WASHINGTON, D.C. — In response to today’s announcement that the Environmental Protection Agency has finalized new pollution standards from gasoline-powered vehicles, Environment America Senior Program Manager Travis Madsen issued the following statement:
“Every parent in America should be free from worry about their kids getting sick from breathing the air when they play outside. That’s the promise of the Clean Air Act – and it’s a promise that we’re one step closer to fulfilling with today’s announcement.
“The Environmental Protection Agency’s new rules will prevent up to 50,000 cases of respiratory ailments for children annually. We thank President Obama and EPA Administrator McCarthy for their continued commitment to cleaner air for America.”
Benefits of the New Rules
Despite the substantial progress America has made in reducing vehicle emissions over the decades, passenger cars and trucks still produce millions of pounds of health-threatening air pollution every day. As a result, millions of Americans are still exposed to unhealthy levels of air pollution – contributing to high asthma rates and shortened life spans.
Requiring automakers to build cleaner cars is a clear victory for our health and our environment. Once fully in place, according to EPA, these standards will annually prevent 2,000 deaths, 50,000 cases of respiratory ailments in children, and 1.4 million days of lost work, school or restricted activity due to pollution-caused illness. The health benefits outweigh the cost of implementing the standards by up to 13-fold.

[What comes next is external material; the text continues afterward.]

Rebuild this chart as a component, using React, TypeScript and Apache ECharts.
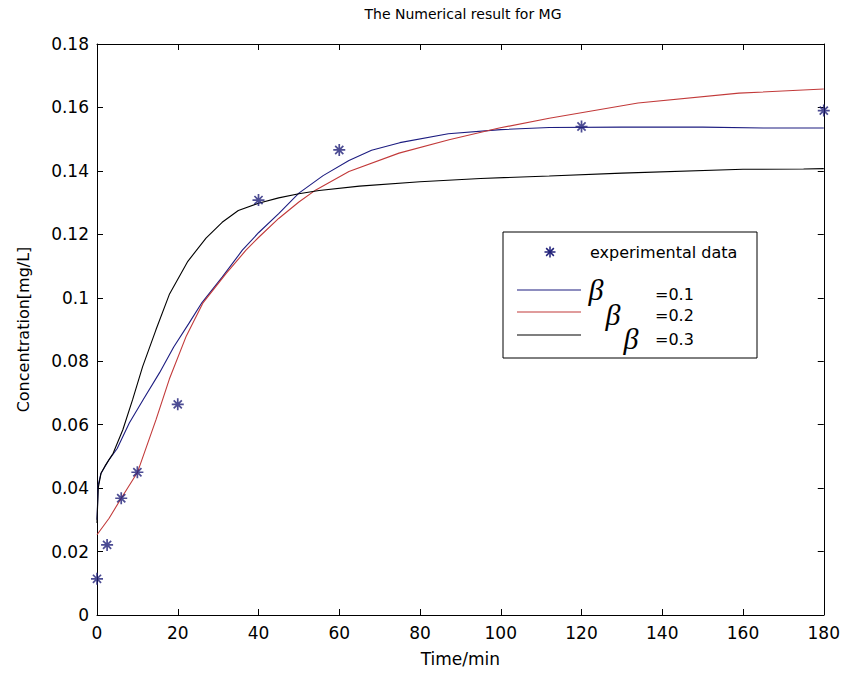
import React, { useEffect, useRef } from "react";
import * as echarts from "echarts";

// ---------- data ----------
const expTime = [0, 2.5, 6, 10, 20, 40, 60, 120, 180];
const expConc = [0.0114, 0.0221, 0.0368, 0.045, 0.0664, 0.1308, 0.1466, 0.154, 0.159];

const b1Time = [0, 0.3, 1, 3, 5, 8, 11.5, 15.5, 19, 22.8, 26, 31, 36, 40, 45, 50, 56, 62.4, 68, 75, 87, 100, 112, 130, 150, 165, 180];
const b1Conc = [0.030, 0.041, 0.0447, 0.049, 0.0525, 0.0605, 0.068, 0.0764, 0.0845, 0.092, 0.0985, 0.1065, 0.115, 0.1205, 0.1265, 0.133, 0.1385, 0.1433, 0.1465, 0.1489, 0.1517, 0.153, 0.1537, 0.1538, 0.1538, 0.1535, 0.1535];

const b2Time = [0, 3, 6, 10, 14.6, 17.9, 22.1, 26.2, 32, 36.9, 40, 45, 50, 54.2, 62.4, 74.8, 87.2, 99.6, 112, 134, 159, 180];
const b2Conc = [0.0253, 0.0305, 0.0368, 0.0449, 0.0615, 0.0743, 0.0879, 0.0983, 0.1077, 0.115, 0.119, 0.125, 0.1302, 0.134, 0.1398, 0.1456, 0.1498, 0.1535, 0.1566, 0.1614, 0.1645, 0.1658];

const b3Time = [0, 0.3, 1, 2, 4, 6.4, 8.8, 11.3, 14.6, 17.9, 22.5, 27, 31, 35, 40, 45, 50, 55, 65, 80, 95, 112, 130, 160, 175, 180];
const b3Conc = [0.029, 0.040, 0.0447, 0.047, 0.051, 0.0584, 0.0678, 0.0783, 0.0899, 0.101, 0.1115, 0.1188, 0.1238, 0.1275, 0.1298, 0.1315, 0.1328, 0.1338, 0.1352, 0.1366, 0.1376, 0.1384, 0.1393, 0.1405, 0.1406, 0.1407];

const legendLabels = ["experimental data", "=0.1", "=0.2", "=0.3"];
const titleText = "The Numerical result for MG";
const xName = "Time/min";
const yName = "Concentration[mg/L]";

const zip = (a: number[], b: number[]) => a.map((v, i) => [v, b[i]]);

const FONT = "'DejaVu Sans', sans-serif";
const BLUE = "#1c1c80";
const RED = "#c23a3a";
const BLACK = "#000000";
const STAR = "#1f1f78";

const starPath = "path://M5 0L5 10M0 5L10 5M1.6 1.6L8.4 8.4M1.6 8.4L8.4 1.6";

export default function App() {
  const ref = useRef<HTMLDivElement>(null);
  useEffect(() => {
    if (!ref.current) return;
    const chart = echarts.init(ref.current, null, { renderer: "svg" });
    const axisCommon = {
      type: "value" as const,
      axisLine: { show: true, onZero: false, lineStyle: { color: "#000", width: 1 } },
      axisTick: { show: true, inside: true, length: 6, lineStyle: { color: "#000", width: 1 } },
      splitLine: { show: false },
    };
    const starLines = (cx: number, cy: number, r: number) => {
      const d = r * 0.7;
      return [
        [cx - r, cy, cx + r, cy],
        [cx, cy - r, cx, cy + r],
        [cx - d, cy - d, cx + d, cy + d],
        [cx - d, cy + d, cx + d, cy - d],
      ].map((s) => ({
        type: "line",
        z: 101,
        shape: { x1: s[0], y1: s[1], x2: s[2], y2: s[3] },
        style: { stroke: STAR, lineWidth: 1.5 },
      }));
    };
    const betaFont = "italic 30px 'Liberation Serif', 'DejaVu Serif', serif";
    const lineSeries = (t: number[], c: number[], color: string) => ({
      type: "line",
      data: zip(t, c),
      showSymbol: false,
      symbol: "none",
      lineStyle: { color, width: 1.1 },
      z: 3,
    });
    chart.setOption({
      animation: false,
      backgroundColor: "#ffffff",
      grid: { left: 97, right: 18, top: 44, bottom: 62 },
      xAxis: [
        {
          ...axisCommon,
          position: "bottom",
          min: 0,
          max: 180,
          interval: 20,
          axisLabel: { color: "#000", fontSize: 17, fontFamily: FONT, margin: 9 },
          name: xName,
          nameLocation: "middle",
          nameGap: 35,
          nameTextStyle: { color: "#000", fontSize: 17, fontFamily: FONT },
        },
        {
          ...axisCommon,
          position: "top",
          min: 0,
          max: 180,
          interval: 20,
          axisLabel: { show: false },
        },
      ],
      yAxis: [
        {
          ...axisCommon,
          position: "left",
          min: 0,
          max: 0.18,
          interval: 0.02,
          axisLabel: {
            color: "#000",
            fontSize: 17,
            fontFamily: FONT,
            margin: 8,
            formatter: (v: number) => String(+v.toFixed(2)),
          },
          name: yName,
          nameLocation: "middle",
          nameGap: 66,
          nameTextStyle: { color: "#000", fontSize: 16, fontFamily: FONT },
        },
        {
          ...axisCommon,
          position: "right",
          min: 0,
          max: 0.18,
          interval: 0.02,
          axisLabel: { show: false },
        },
      ],
      series: [
        lineSeries(b1Time, b1Conc, BLUE),
        lineSeries(b2Time, b2Conc, RED),
        lineSeries(b3Time, b3Conc, BLACK),
        {
          type: "scatter",
          data: zip(expTime, expConc),
          symbol: starPath,
          symbolSize: 12,
          itemStyle: { color: "rgba(0,0,0,0)", borderColor: STAR, borderWidth: 1.7 },
          z: 4,
        },
      ],
      graphic: [
        {
          type: "text",
          x: 463,
          y: 14,
          style: {
            text: titleText,
            fill: "#000",
            font: "14px 'DejaVu Sans', sans-serif",
            textAlign: "center",
            textVerticalAlign: "middle",
          },
        },
        {
          type: "rect",
          z: 100,
          shape: { x: 503, y: 232, width: 254, height: 126 },
          style: { fill: "#fff", stroke: "#000", lineWidth: 1 },
        },
        ...starLines(550, 252, 5.5),
        {
          type: "text",
          z: 101,
          x: 590,
          y: 252,
          style: { text: legendLabels[0], fill: "#000", font: "16px 'DejaVu Sans', sans-serif", textVerticalAlign: "middle" },
        },
        {
          type: "line",
          z: 101,
          shape: { x1: 517, y1: 290, x2: 581, y2: 290 },
          style: { stroke: BLUE, lineWidth: 1.1 },
        },
        {
          type: "line",
          z: 101,
          shape: { x1: 517, y1: 312, x2: 581, y2: 312 },
          style: { stroke: RED, lineWidth: 1.1 },
        },
        {
          type: "line",
          z: 101,
          shape: { x1: 517, y1: 335, x2: 581, y2: 335 },
          style: { stroke: BLACK, lineWidth: 1.1 },
        },
        {
          type: "text",
          z: 101,
          x: 596,
          y: 289,
          style: { text: "β", fill: "#000", font: betaFont, textAlign: "center", textVerticalAlign: "middle" },
        },
        {
          type: "text",
          z: 101,
          x: 613,
          y: 314,
          style: { text: "β", fill: "#000", font: betaFont, textAlign: "center", textVerticalAlign: "middle" },
        },
        {
          type: "text",
          z: 101,
          x: 631,
          y: 338,
          style: { text: "β", fill: "#000", font: betaFont, textAlign: "center", textVerticalAlign: "middle" },
        },
        {
          type: "text",
          z: 101,
          x: 655,
          y: 294,
          style: { text: legendLabels[1], fill: "#000", font: "16px 'DejaVu Sans', sans-serif", textVerticalAlign: "middle" },
        },
        {
          type: "text",
          z: 101,
          x: 655,
          y: 315,
          style: { text: legendLabels[2], fill: "#000", font: "16px 'DejaVu Sans', sans-serif", textVerticalAlign: "middle" },
        },
        {
          type: "text",
          z: 101,
          x: 655,
          y: 339,
          style: { text: legendLabels[3], fill: "#000", font: "16px 'DejaVu Sans', sans-serif", textVerticalAlign: "middle" },
        },
      ],
    });
    return () => chart.dispose();
  }, []);
  return (
    <div
      ref={ref}
      style={{ position: "fixed", left: 0, top: 0, width: 843, height: 677, background: "#fff" }}
    />
  );
}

Today’s action by EPA builds upon decades of work to clean up our air, starting with the states.
California created the world’s first tailpipe emission standards in 1966. In response to the requirements, automakers invented and refined the catalytic converter – now standard equipment on every gasoline-powered car in the United States and most in the world – and a variety of other enhanced emission control technologies.
In later decades, California and 13 other states developed and implemented their own state-level clean car standards. Beyond charting a path for pollution reductions for those states, these standards also pushed automakers to begin developing the cleaner cars that we see on the road today, including advanced-technology hybrid electric cars, and fully electric cars with zero tailpipe emissions.
This state leadership has paved the way for today’s action at EPA. It has also paved the way for earlier EPA action to regulate global warming pollution from vehicles, which began with model-year 2012 cars.